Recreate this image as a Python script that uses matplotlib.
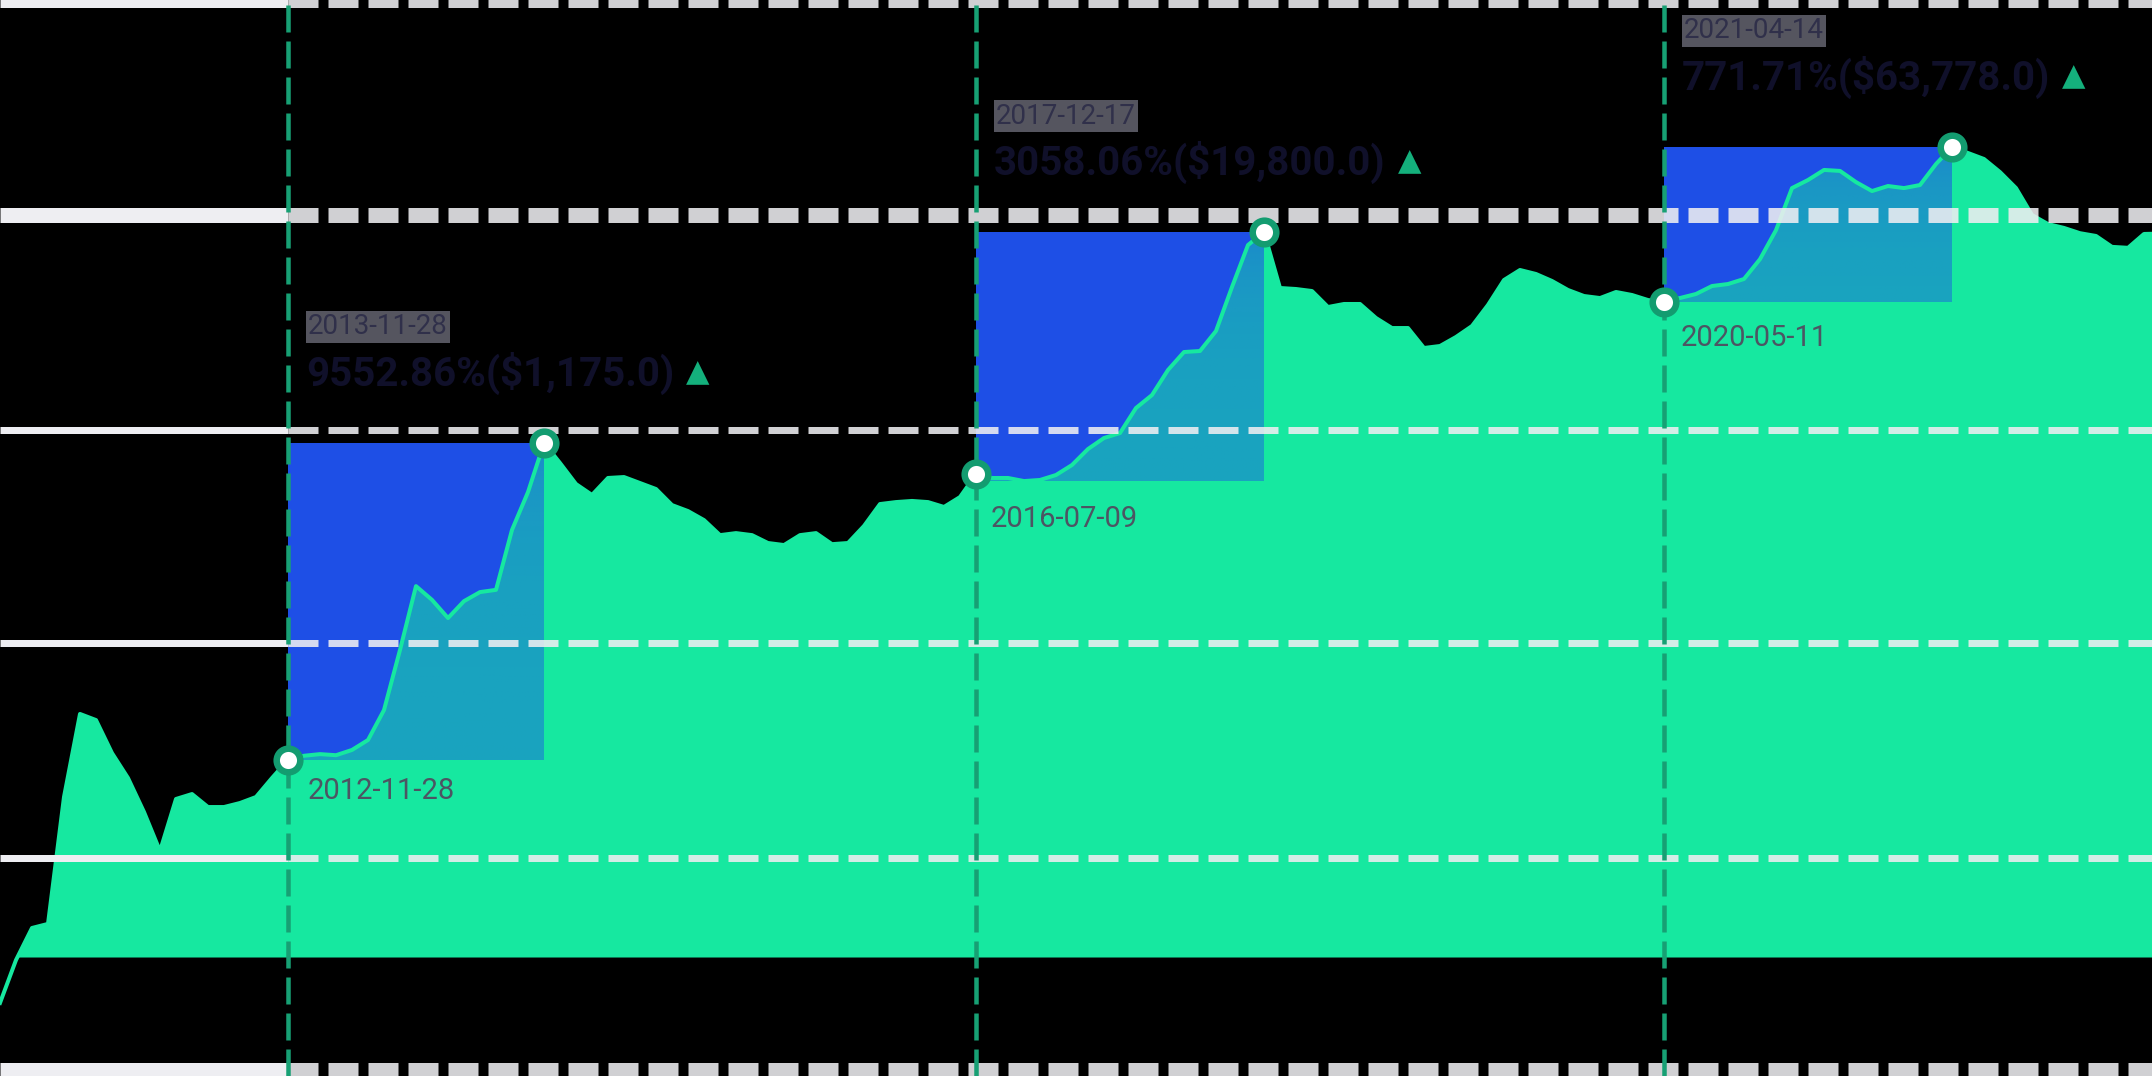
"""
plot.py  ---  price history (log scale) with the three halvings and the run-up to each peak.
"""
import numpy as np
import matplotlib
matplotlib.use("Agg")
import matplotlib.pyplot as plt
from matplotlib.colors import to_rgb

# price samples, evenly spaced along the x axis (USD, log scale)
price = [0.424, 0.769, 1.20, 1.27, 7.39, 23.4, 21.5, 13.6, 9.62, 6.00,
         3.49, 7.19, 7.70, 6.43, 6.43, 6.80, 7.39, 9.62, 12.35, 13.1,
         13.4, 13.2, 14.2, 16.3, 24.7, 56.9, 138, 114, 88.6, 112,
         127, 131, 301, 509, 1006, 762, 569, 489, 619, 627,
         577, 531, 425, 391, 345, 280, 288, 280, 251, 244,
         280, 288, 247, 251, 318, 431, 443, 450, 443, 414,
         475, 650, 619, 619, 593, 602, 645, 741, 925, 1078,
         1155, 1635, 1957, 2770, 3555, 3606, 4760, 8765, 15700, 18800,
         8645, 8525, 8290, 6640, 6925, 6925, 5700, 4960, 4960, 3760,
         3865, 4380, 5100, 6830, 9660, 11100, 10500, 9530, 8410, 7735,
         7520, 8180, 7845, 7315, 7115, 7520, 7955, 8885, 9135, 9795,
         12900, 19300, 34600, 38700, 44500, 43900, 37600, 33200, 35600, 34600,
         36100, 48300, 61200, 56300, 51800, 43200, 34600, 23800, 21000, 19900,
         18500, 17800, 15300, 15100, 18300, 18400]

halving_idx   = [18, 61, 104]
halving_dates = ["2012-11-28", "2016-07-09", "2020-05-11"]
peak_idx      = [34, 79, 122]
peak_dates    = ["2013-11-28", "2017-12-17", "2021-04-14"]
peak_gains    = ["9552.86%($1,175.0)", "3058.06%($19,800.0)", "771.71%($63,778.0)"]

grid_levels = [470700, 23800, 1204, 62.6, 3.17, 0.167]
heavy_grid  = {0, 1, 5}
fill_floor  = 0.802
y_range     = (0.1538, 470700)
x_range     = (0, 134.5)

GREEN = "#16e8a0"
RING  = "#139c70"
VLINE = "#17a074"
BLUE  = "#1e4fe6"
GRID  = "#eeeef2"

DPI = 100
PT = 72 / DPI                      # points per pixel

x = np.arange(len(price))
y = np.array(price)

fig = plt.figure(figsize=(21.52, 10.76), dpi=DPI, facecolor="black")
ax = fig.add_axes([0, 0, 1, 1])
ax.set_facecolor("black")
ax.set_yscale("log")
ax.axis("off")

# area under the curve
ax.fill_between(x, y, fill_floor, where=y >= fill_floor, interpolate=True,
                color=GREEN, lw=0, zorder=2)

# halving -> peak boxes, with the shaded run-up inside them
for h, p in zip(halving_idx, peak_idx):
    lo, hi = y[h:p + 1].min(), y[p]
    ax.fill_between([x[h], x[p]], lo, hi, color=BLUE, lw=0, zorder=1)
    seg = ax.fill_between(x[h:p + 1], y[h:p + 1], lo, facecolor="none", lw=0)
    grad = np.zeros((128, 2, 4))
    grad[..., :3] = to_rgb(BLUE)
    grad[..., 3] = np.linspace(0.62, 0.45, 128)[:, None]
    im = ax.imshow(grad, extent=(x[h], x[p], lo, hi), origin="upper",
                   aspect="auto", interpolation="bilinear", zorder=3)
    im.set_clip_path(seg.get_paths()[0], transform=ax.transData)

ax.plot(x, y, color=GREEN, lw=4 * PT, zorder=3.5, solid_joinstyle="round")

# horizontal guides: solid up to the first halving, dashed after it
for k, lev in enumerate(grid_levels):
    w = 15 if k in heavy_grid else 7
    ax.hlines(lev, x_range[0], x[halving_idx[0]], color=GRID, lw=w * PT, zorder=4)
    ax.hlines(lev, x[halving_idx[0]], x_range[1], color=GRID, alpha=0.88, lw=w * PT,
              linestyles=[(0, (30 / w, 10 / w))], zorder=4)

for h in halving_idx:
    ax.axvline(x[h], color=VLINE, lw=4.5 * PT, linestyle=(0, (6, 2)), zorder=5)

mk = halving_idx + peak_idx
ax.plot(x[mk], y[mk], "o", ms=17, mfc="white", mec=RING, mew=4.7, zorder=7)

date_off = [(20, -31), (15, -45), (17, -36)]
for h, lab, off in zip(halving_idx, halving_dates, date_off):
    ax.annotate(lab, (x[h], y[h]), xytext=off, textcoords="offset pixels",
                ha="left", va="center", fontsize=21, family="Roboto",
                color="#4c5563", zorder=8)

for h, p, d, g in zip(halving_idx, peak_idx, peak_dates, peak_gains):
    ax.annotate(d, (x[h], y[p]), xytext=(20, 116), textcoords="offset pixels",
                ha="left", va="center", fontsize=20, family="Roboto",
                color="#30304a", zorder=8,
                bbox=dict(boxstyle="square,pad=0.08", fc="#55555f", ec="none"))
    t = ax.annotate(g, (x[h], y[p]), xytext=(18, 70), textcoords="offset pixels",
                    ha="left", va="center", fontsize=29, family="Roboto",
                    fontweight="bold", color="#10102a", zorder=8)
    ax.annotate("\u25b2", xy=(1, 0.5), xycoords=t, xytext=(12, 0),
                textcoords="offset pixels", ha="left", va="center",
                fontsize=22, family="DejaVu Sans", color="#14b07c", zorder=8)

ax.set_xlim(*x_range)
ax.set_ylim(*y_range)

fig.savefig("out.png", dpi=DPI, facecolor="black")
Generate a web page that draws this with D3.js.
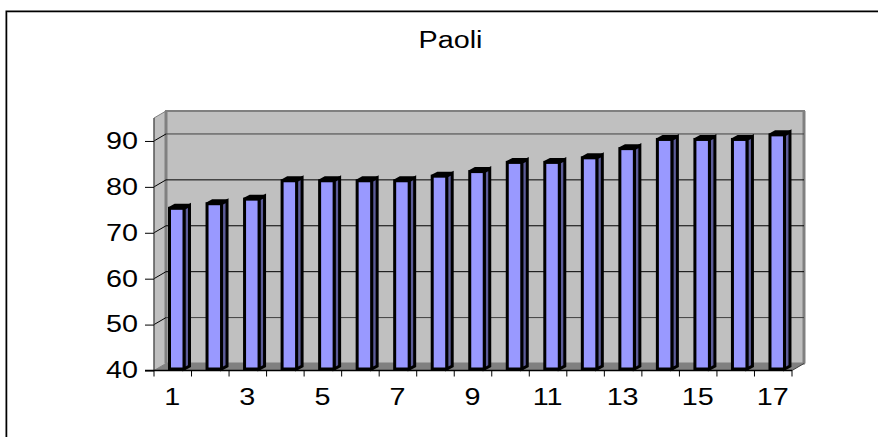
<!DOCTYPE html>
<html><head><meta charset="utf-8">
<script src="https://cdn.jsdelivr.net/npm/d3@7"></script>
<style>html,body{margin:0;padding:0;background:#fff}svg{display:block}text{font-family:"Liberation Sans",Arial,sans-serif;fill:#000}</style>
</head><body><div id="c"></div>
<script>
const title = "Paoli";
const categories = [1,2,3,4,5,6,7,8,9,10,11,12,13,14,15,16,17];
const values = [75,76,77,81,81,81,81,82,83,85,85,86,88,90,90,90,91];
const yTicks = [40,50,60,70,80,90];

const W=878,H=437, dx=12, dy=-7;
const svg=d3.select("#c").append("svg").attr("width",W).attr("height",H);
const x=d3.scaleBand().domain(categories).range([154,792]);
const y=d3.scaleLinear().domain([40,95]).range([370.5,118]);
const x0=154,x1=792,yB=y(40),yT=y(95);
const FS=23, SX=1.25;

// outer frame
svg.append("path").attr("d",`M6.5,${H}V11.5H${W}`).attr("fill","none").attr("stroke","#000").attr("stroke-width",2);
svg.append("path").attr("d",`M7.5,${H}V12.5H${W}`).attr("fill","none").attr("stroke","#bbb").attr("stroke-width",1);

// walls
const poly=(pts,fill,stroke,sw)=>svg.append("polygon").attr("points",pts.map(p=>p.join(",")).join(" ")).attr("fill",fill).attr("stroke",stroke||"none").attr("stroke-width",sw||0);
poly([[x0+dx,yT+dy],[x1+dx,yT+dy],[x1+dx,yB+dy],[x0+dx,yB+dy]],"#c0c0c0","#808080",2);
poly([[x0,yT],[x0+dx,yT+dy],[x0+dx,yB+dy],[x0,yB]],"#c0c0c0","#808080",1);
poly([[x0,yB],[x0+dx,yB+dy],[x1+dx,yB+dy],[x1,yB]],"#808080");
svg.append("line").attr("x1",x0+dx).attr("x2",x0+dx).attr("y1",yT+dy).attr("y2",yB+dy).attr("stroke","#808080").attr("stroke-width",3);
svg.append("line").attr("x1",x1+dx).attr("x2",x1+dx).attr("y1",yT+dy).attr("y2",yB+dy).attr("stroke","#808080").attr("stroke-width",3);
svg.append("line").attr("x1",x1).attr("x2",x1+dx).attr("y1",yB).attr("y2",yB+dy).attr("stroke","#404040");

// gridlines
yTicks.filter(t=>t>40).forEach(t=>{
  svg.append("line").attr("x1",x0+dx).attr("x2",x1+dx).attr("y1",y(t)+dy).attr("y2",y(t)+dy).attr("stroke",(t==90||t==50)?"#404040":"#000").attr("stroke-width",1);
  svg.append("line").attr("x1",x0).attr("x2",x0+dx).attr("y1",y(t)).attr("y2",y(t)+dy).attr("stroke","#000");
});

// bars
const bw=14.5, bd=5.5, rise=3, off=15.5;
const g=svg.append("g").attr("stroke","#000").attr("stroke-width",3).attr("stroke-linejoin","miter");
categories.forEach((c,i)=>{
  const l=x(c)+off, r=l+bw, t=y(values[i])-1.5, b=y(40)-1.5;
  g.append("polygon").attr("points",`${l},${t} ${l+bd},${t-rise} ${r+bd},${t-rise} ${r},${t}`).attr("fill","#8080c0");
  g.append("polygon").attr("points",`${r},${t} ${r+bd},${t-rise} ${r+bd},${b-rise} ${r},${b}`).attr("fill","#5c5c99");
  g.append("rect").attr("x",l).attr("y",t).attr("width",bw).attr("height",b-t).attr("fill","#9999ff");
});

// axes
const axY=d3.axisLeft(y).tickValues(yTicks).tickSize(9);
const gy=svg.append("g").attr("transform",`translate(${x0},0)`).call(axY);
gy.select(".domain").attr("d",`M0,${yT}V${yB}`).attr("stroke","#404040");
gy.selectAll("text").attr("x",0).attr("font-size",FS).attr("transform",`translate(-16,0) scale(${SX},1)`);

svg.append("line").attr("x1",x0-9).attr("x2",x1).attr("y1",yB).attr("y2",yB).attr("stroke","#000").attr("stroke-width",1.5);
const xt=svg.append("g");
categories.concat([18]).forEach((c,i)=>{
  const px=i<17?x(c):x1;
  xt.append("line").attr("x1",px).attr("x2",px).attr("y1",yB).attr("y2",yB+6).attr("stroke","#000");
});
categories.forEach((c,i)=>{ if(i%2==0)
  xt.append("text").attr("transform",`translate(${x(c)+x.bandwidth()/2-0.5},405) scale(${SX},1)`).attr("text-anchor","middle").attr("font-size",FS).text(c);
});

svg.append("text").attr("transform",`translate(450.5,48) scale(${SX},1)`).attr("text-anchor","middle").attr("font-size",FS).text(title);
</script></body></html>
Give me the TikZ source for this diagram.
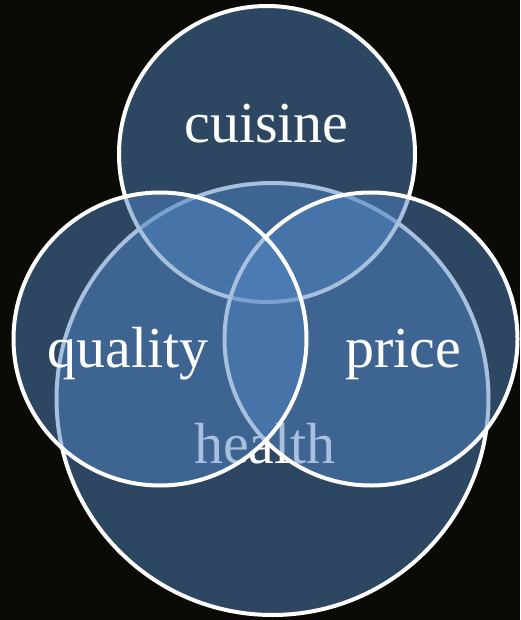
\documentclass[tikz,border=0pt]{standalone}
\usepackage{fontspec}
\setmainfont{Liberation Serif}
\definecolor{night}{RGB}{10,11,7}
\definecolor{setblue}{RGB}{80,131,191}
\begin{document}
\begin{tikzpicture}[x=1pt,y=-1pt,
        set/.style={draw=white,line width=4pt,fill=setblue,fill opacity=0.5},
        setname/.style={text=white,font=\fontsize{58}{60}\selectfont,anchor=base,inner sep=0pt}]
        \fill[night] (0,0) rectangle (520,620);
        \useasboundingbox (0,0) rectangle (520,620);
        % health at the bottom, the other three lie over it
        \draw[set] (272.5,399) circle[radius=216pt];
        \node[setname] (health) at (265,463) {health};
        \draw[set] (267,154) circle[radius=148pt];
        \node[setname] (cuisine) at (266.5,143) {cuisine};
        \draw[set] (371,339) circle[radius=146.5pt];
        \node[setname] (price) at (403.5,367) {price};
        \draw[set] (160,339) circle[radius=146.5pt];
        \node[setname] (quality) at (128,367) {quality};
\end{tikzpicture}
\end{document}
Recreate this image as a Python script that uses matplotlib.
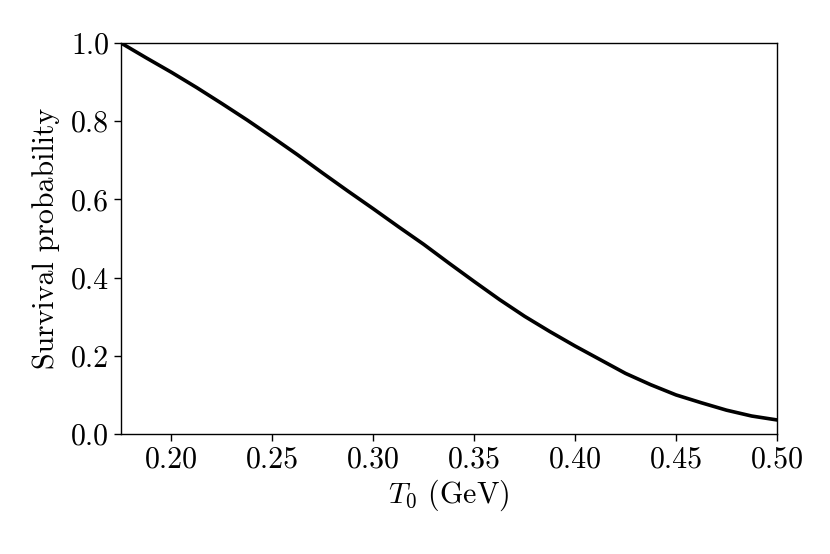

====

Restate word for word the lines that begin at the one with "Generate a web" and end at the one with "const FS=23, SX=1.25;", including both, and leave every picture aside.

Result
Generate a web page that draws this with D3.js.
<!DOCTYPE html>
<html><head><meta charset="utf-8">
<script src="https://cdn.jsdelivr.net/npm/d3@7"></script>
<style>html,body{margin:0;padding:0;background:#fff}svg{display:block}text{font-family:"Liberation Sans",Arial,sans-serif;fill:#000}</style>
</head><body><div id="c"></div>
<script>
const title = "Paoli";
const categories = [1,2,3,4,5,6,7,8,9,10,11,12,13,14,15,16,17];
const values = [75,76,77,81,81,81,81,82,83,85,85,86,88,90,90,90,91];
const yTicks = [40,50,60,70,80,90];

const W=878,H=437, dx=12, dy=-7;
const svg=d3.select("#c").append("svg").attr("width",W).attr("height",H);
const x=d3.scaleBand().domain(categories).range([154,792]);
const y=d3.scaleLinear().domain([40,95]).range([370.5,118]);
const x0=154,x1=792,yB=y(40),yT=y(95);
const FS=23, SX=1.25;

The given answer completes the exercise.